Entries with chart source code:
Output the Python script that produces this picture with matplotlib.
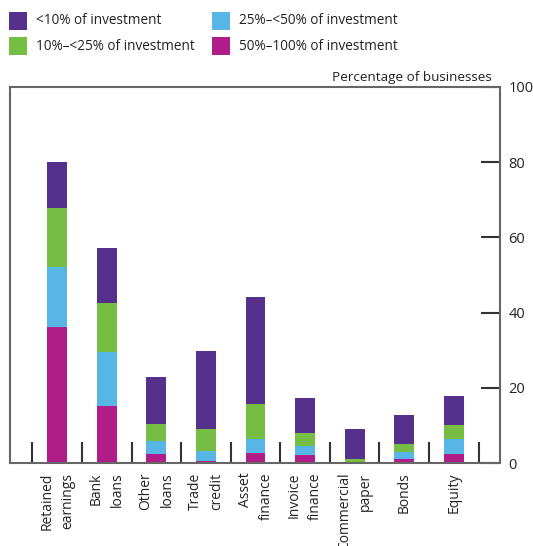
import numpy as np
import matplotlib.pyplot as plt
from matplotlib.patches import Rectangle

plt.rcParams['font.family'] = ['Open Sans', 'DejaVu Sans']

categories = ["Retained\nearnings", "Bank\nloans", "Other\nloans", "Trade\ncredit",
              "Asset\nfinance", "Invoice\nfinance", "Commercial\npaper", "Bonds", "Equity"]

# share of businesses, by share of investment financed from each source
pct_50_100 = [36.2, 15.2, 2.4, 0.5, 2.7, 2.1, 0.0, 1.1, 2.4]
pct_25_50 = [15.8, 14.4, 3.5, 2.7, 3.7, 2.5, 0.2, 1.9, 4.0]
pct_10_25 = [15.8, 13.0, 4.5, 5.8, 9.3, 3.4, 0.9, 2.1, 3.7]
pct_lt_10 = [12.2, 14.6, 12.5, 20.8, 28.4, 9.3, 7.9, 7.7, 7.7]

series = [
    ("50%\u2013100% of investment", pct_50_100, "#B01C88"),
    ("25%\u2013<50% of investment", pct_25_50, "#57B6E6"),
    ("10%\u2013<25% of investment", pct_10_25, "#76BE43"),
    ("<10% of investment", pct_lt_10, "#55308D"),
]

W, H = 533, 546
fig = plt.figure(figsize=(W / 100, H / 100), dpi=100)
ax = fig.add_axes([0.019, 0.152, 0.919, 0.689])

x = np.arange(len(categories))
bottom = np.zeros(len(categories))
for name, vals, col in series:
    ax.bar(x, vals, width=0.4, bottom=bottom, color=col, linewidth=0)
    bottom += np.array(vals)

ax.set_xlim(-0.95, 8.93)
ax.set_ylim(0, 100)

# category labels, no tick marks
ax.set_xticks(x)
ax.set_xticklabels(categories, rotation=90, ha="center", va="top",
                   multialignment="right", linespacing=1.55,
                   fontsize=10, color="#222222")
ax.tick_params(axis="x", which="major", length=0, pad=7)
# separators between categories
ax.set_xticks(np.arange(-0.5, 9, 1), minor=True)
ax.tick_params(axis="x", which="minor", direction="in", length=15, width=1.5, color="#333333")

ax.yaxis.tick_right()
ax.set_yticks([0, 20, 40, 60, 80, 100])
ax.tick_params(axis="y", direction="in", length=14, width=1.5, color="#333333",
               labelsize=10.5, pad=6, labelcolor="#222222")

for s in ax.spines.values():
    s.set_color("#666666")
    s.set_linewidth(1.5)

fig.text(492 / W, 1 - 81 / H, "Percentage of businesses", ha="right", va="baseline",
         fontsize=9.7, color="#222222")

# legend: two columns, squares drawn in figure pixels
legend_items = list(reversed(series))
slots = [(9, 12), (9, 37), (212, 12), (212, 37)]
for (name, vals, col), (px, py) in zip(legend_items, slots):
    fig.patches.append(Rectangle((px / W, 1 - (py + 18) / H), 18 / W, 18 / H,
                                 transform=fig.transFigure, color=col, linewidth=0))
    fig.text((px + 27) / W, 1 - (py + 9) / H, name, ha="left", va="center",
             fontsize=9.8, color="#222222")

fig.savefig("out.png", dpi=100)
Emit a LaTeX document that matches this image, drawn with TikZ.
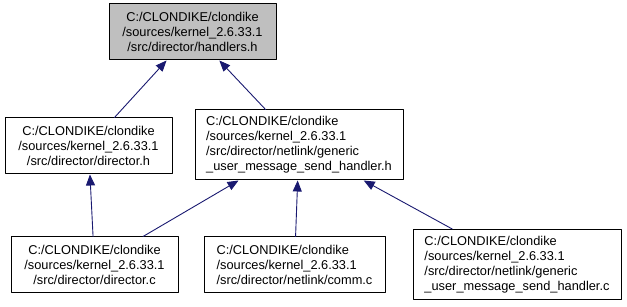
\documentclass[tikz,border=0pt]{standalone}
\usepackage{fontspec}
\setmainfont{Liberation Sans}
\usepackage{tikz}
\usetikzlibrary{arrows.meta}
\definecolor{EdgeBlue}{HTML}{191970}
\definecolor{FileGrey}{HTML}{BFBFBF}
\newcommand{\FileFont}{\fontsize{12.8}{15}\selectfont}

\begin{document}
\begin{tikzpicture}[line cap=round,line join=round,>={Triangle[length=11pt,width=9pt]}
  ,x=1pt,y=1pt
  ,file/.style={draw=black,line width=1pt,fill=white,inner sep=0pt
    ,minimum width=167pt,minimum height=56pt,font=\FileFont,align=center}
  ,dep/.style={->,draw=EdgeBlue,line width=0.9pt}]
  \useasboundingbox (0,0) rectangle (627,307);
  % headers
  \node[file,fill=FileGrey] (handlers) at (192.5,275)
    {C:/CLONDIKE/clondike\\/sources/kernel\_2.6.33.1\\/src/director/handlers.h};
  \node[file] (dirh) at (88.5,161)
    {C:/CLONDIKE/clondike\\/sources/kernel\_2.6.33.1\\/src/director/director.h};
  \node[file,align=left,minimum width=208pt,minimum height=70pt] (genh) at (299,162)
    {C:/CLONDIKE/clondike\\/sources/kernel\_2.6.33.1\\/src/director/netlink/generic\\\_user\_message\_send\_handler.h};
  % sources
  \node[file] (dirc) at (94.5,42)
    {C:/CLONDIKE/clondike\\/sources/kernel\_2.6.33.1\\/src/director/director.c};
  \node[file,align=left,minimum width=181pt] (commc) at (294.5,42)
    {C:/CLONDIKE/clondike\\/sources/kernel\_2.6.33.1\\/src/director/netlink/comm.c};
  \node[file,align=left,minimum width=208pt,minimum height=70pt] (genc) at (517,42.5)
    {C:/CLONDIKE/clondike\\/sources/kernel\_2.6.33.1\\/src/director/netlink/generic\\\_user\_message\_send\_handler.c};
  % include edges
  \draw[dep] (dirh) -- (handlers);
  \draw[dep] (genh) -- (handlers);
  \draw[dep] (dirc) -- (dirh);
  \draw[dep] (dirc) -- (genh);
  \draw[dep] (commc) -- (genh);
  \draw[dep] (genc) -- (genh);
\end{tikzpicture}
\end{document}
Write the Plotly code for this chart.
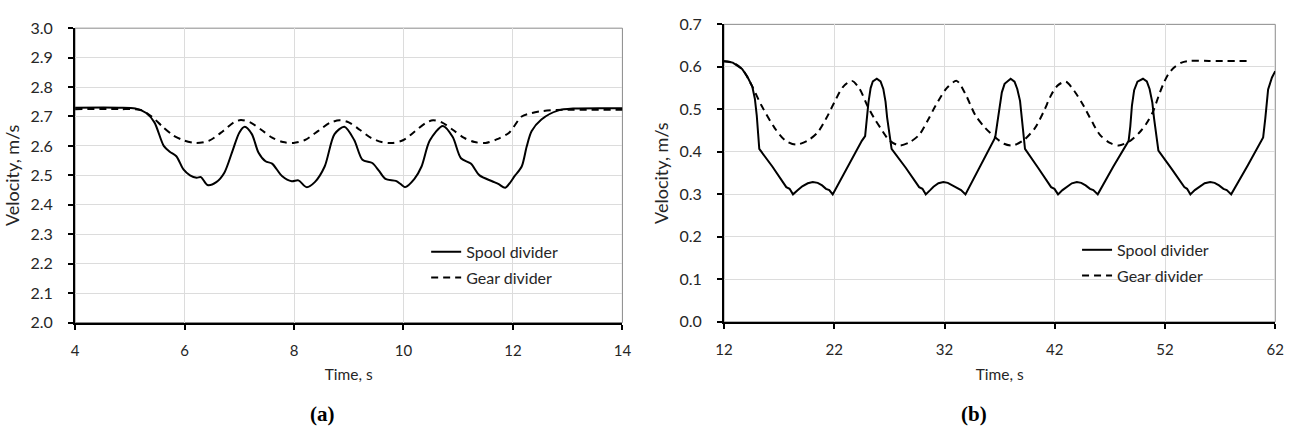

Stated problem ▸ Repeat all the data as it stands, dropping any images it holds.

Result of the exercise ▸
Output the Python script that produces this picture with matplotlib.
import numpy as np
import matplotlib.pyplot as plt
from matplotlib.patches import Rectangle

plt.rcParams['font.family'] = ['Open Sans', 'DejaVu Sans']

categories = ["Retained\nearnings", "Bank\nloans", "Other\nloans", "Trade\ncredit",
              "Asset\nfinance", "Invoice\nfinance", "Commercial\npaper", "Bonds", "Equity"]

# share of businesses, by share of investment financed from each source
pct_50_100 = [36.2, 15.2, 2.4, 0.5, 2.7, 2.1, 0.0, 1.1, 2.4]
pct_25_50 = [15.8, 14.4, 3.5, 2.7, 3.7, 2.5, 0.2, 1.9, 4.0]
pct_10_25 = [15.8, 13.0, 4.5, 5.8, 9.3, 3.4, 0.9, 2.1, 3.7]
pct_lt_10 = [12.2, 14.6, 12.5, 20.8, 28.4, 9.3, 7.9, 7.7, 7.7]

series = [
    ("50%\u2013100% of investment", pct_50_100, "#B01C88"),
    ("25%\u2013<50% of investment", pct_25_50, "#57B6E6"),
    ("10%\u2013<25% of investment", pct_10_25, "#76BE43"),
    ("<10% of investment", pct_lt_10, "#55308D"),
]

W, H = 533, 546
fig = plt.figure(figsize=(W / 100, H / 100), dpi=100)
ax = fig.add_axes([0.019, 0.152, 0.919, 0.689])

x = np.arange(len(categories))
bottom = np.zeros(len(categories))
for name, vals, col in series:
    ax.bar(x, vals, width=0.4, bottom=bottom, color=col, linewidth=0)
    bottom += np.array(vals)

ax.set_xlim(-0.95, 8.93)
ax.set_ylim(0, 100)

# category labels, no tick marks
ax.set_xticks(x)
ax.set_xticklabels(categories, rotation=90, ha="center", va="top",
                   multialignment="right", linespacing=1.55,
                   fontsize=10, color="#222222")
ax.tick_params(axis="x", which="major", length=0, pad=7)
# separators between categories
ax.set_xticks(np.arange(-0.5, 9, 1), minor=True)
ax.tick_params(axis="x", which="minor", direction="in", length=15, width=1.5, color="#333333")

ax.yaxis.tick_right()
ax.set_yticks([0, 20, 40, 60, 80, 100])
ax.tick_params(axis="y", direction="in", length=14, width=1.5, color="#333333",
               labelsize=10.5, pad=6, labelcolor="#222222")

for s in ax.spines.values():
    s.set_color("#666666")
    s.set_linewidth(1.5)

fig.text(492 / W, 1 - 81 / H, "Percentage of businesses", ha="right", va="baseline",
         fontsize=9.7, color="#222222")

# legend: two columns, squares drawn in figure pixels
legend_items = list(reversed(series))
slots = [(9, 12), (9, 37), (212, 12), (212, 37)]
for (name, vals, col), (px, py) in zip(legend_items, slots):
    fig.patches.append(Rectangle((px / W, 1 - (py + 18) / H), 18 / W, 18 / H,
                                 transform=fig.transFigure, color=col, linewidth=0))
    fig.text((px + 27) / W, 1 - (py + 9) / H, name, ha="left", va="center",
             fontsize=9.8, color="#222222")

fig.savefig("out.png", dpi=100)
Emit a LaTeX document that matches this image, drawn with TikZ.
\documentclass[tikz,border=0pt]{standalone}
\usepackage{fontspec}
\setmainfont{Liberation Sans}
\usepackage{tikz}
\usetikzlibrary{arrows.meta}
\definecolor{EdgeBlue}{HTML}{191970}
\definecolor{FileGrey}{HTML}{BFBFBF}
\newcommand{\FileFont}{\fontsize{12.8}{15}\selectfont}

\begin{document}
\begin{tikzpicture}[line cap=round,line join=round,>={Triangle[length=11pt,width=9pt]}
  ,x=1pt,y=1pt
  ,file/.style={draw=black,line width=1pt,fill=white,inner sep=0pt
    ,minimum width=167pt,minimum height=56pt,font=\FileFont,align=center}
  ,dep/.style={->,draw=EdgeBlue,line width=0.9pt}]
  \useasboundingbox (0,0) rectangle (627,307);
  % headers
  \node[file,fill=FileGrey] (handlers) at (192.5,275)
    {C:/CLONDIKE/clondike\\/sources/kernel\_2.6.33.1\\/src/director/handlers.h};
  \node[file] (dirh) at (88.5,161)
    {C:/CLONDIKE/clondike\\/sources/kernel\_2.6.33.1\\/src/director/director.h};
  \node[file,align=left,minimum width=208pt,minimum height=70pt] (genh) at (299,162)
    {C:/CLONDIKE/clondike\\/sources/kernel\_2.6.33.1\\/src/director/netlink/generic\\\_user\_message\_send\_handler.h};
  % sources
  \node[file] (dirc) at (94.5,42)
    {C:/CLONDIKE/clondike\\/sources/kernel\_2.6.33.1\\/src/director/director.c};
  \node[file,align=left,minimum width=181pt] (commc) at (294.5,42)
    {C:/CLONDIKE/clondike\\/sources/kernel\_2.6.33.1\\/src/director/netlink/comm.c};
  \node[file,align=left,minimum width=208pt,minimum height=70pt] (genc) at (517,42.5)
    {C:/CLONDIKE/clondike\\/sources/kernel\_2.6.33.1\\/src/director/netlink/generic\\\_user\_message\_send\_handler.c};
  % include edges
  \draw[dep] (dirh) -- (handlers);
  \draw[dep] (genh) -- (handlers);
  \draw[dep] (dirc) -- (dirh);
  \draw[dep] (dirc) -- (genh);
  \draw[dep] (commc) -- (genh);
  \draw[dep] (genc) -- (genh);
\end{tikzpicture}
\end{document}
Write the Plotly code for this chart.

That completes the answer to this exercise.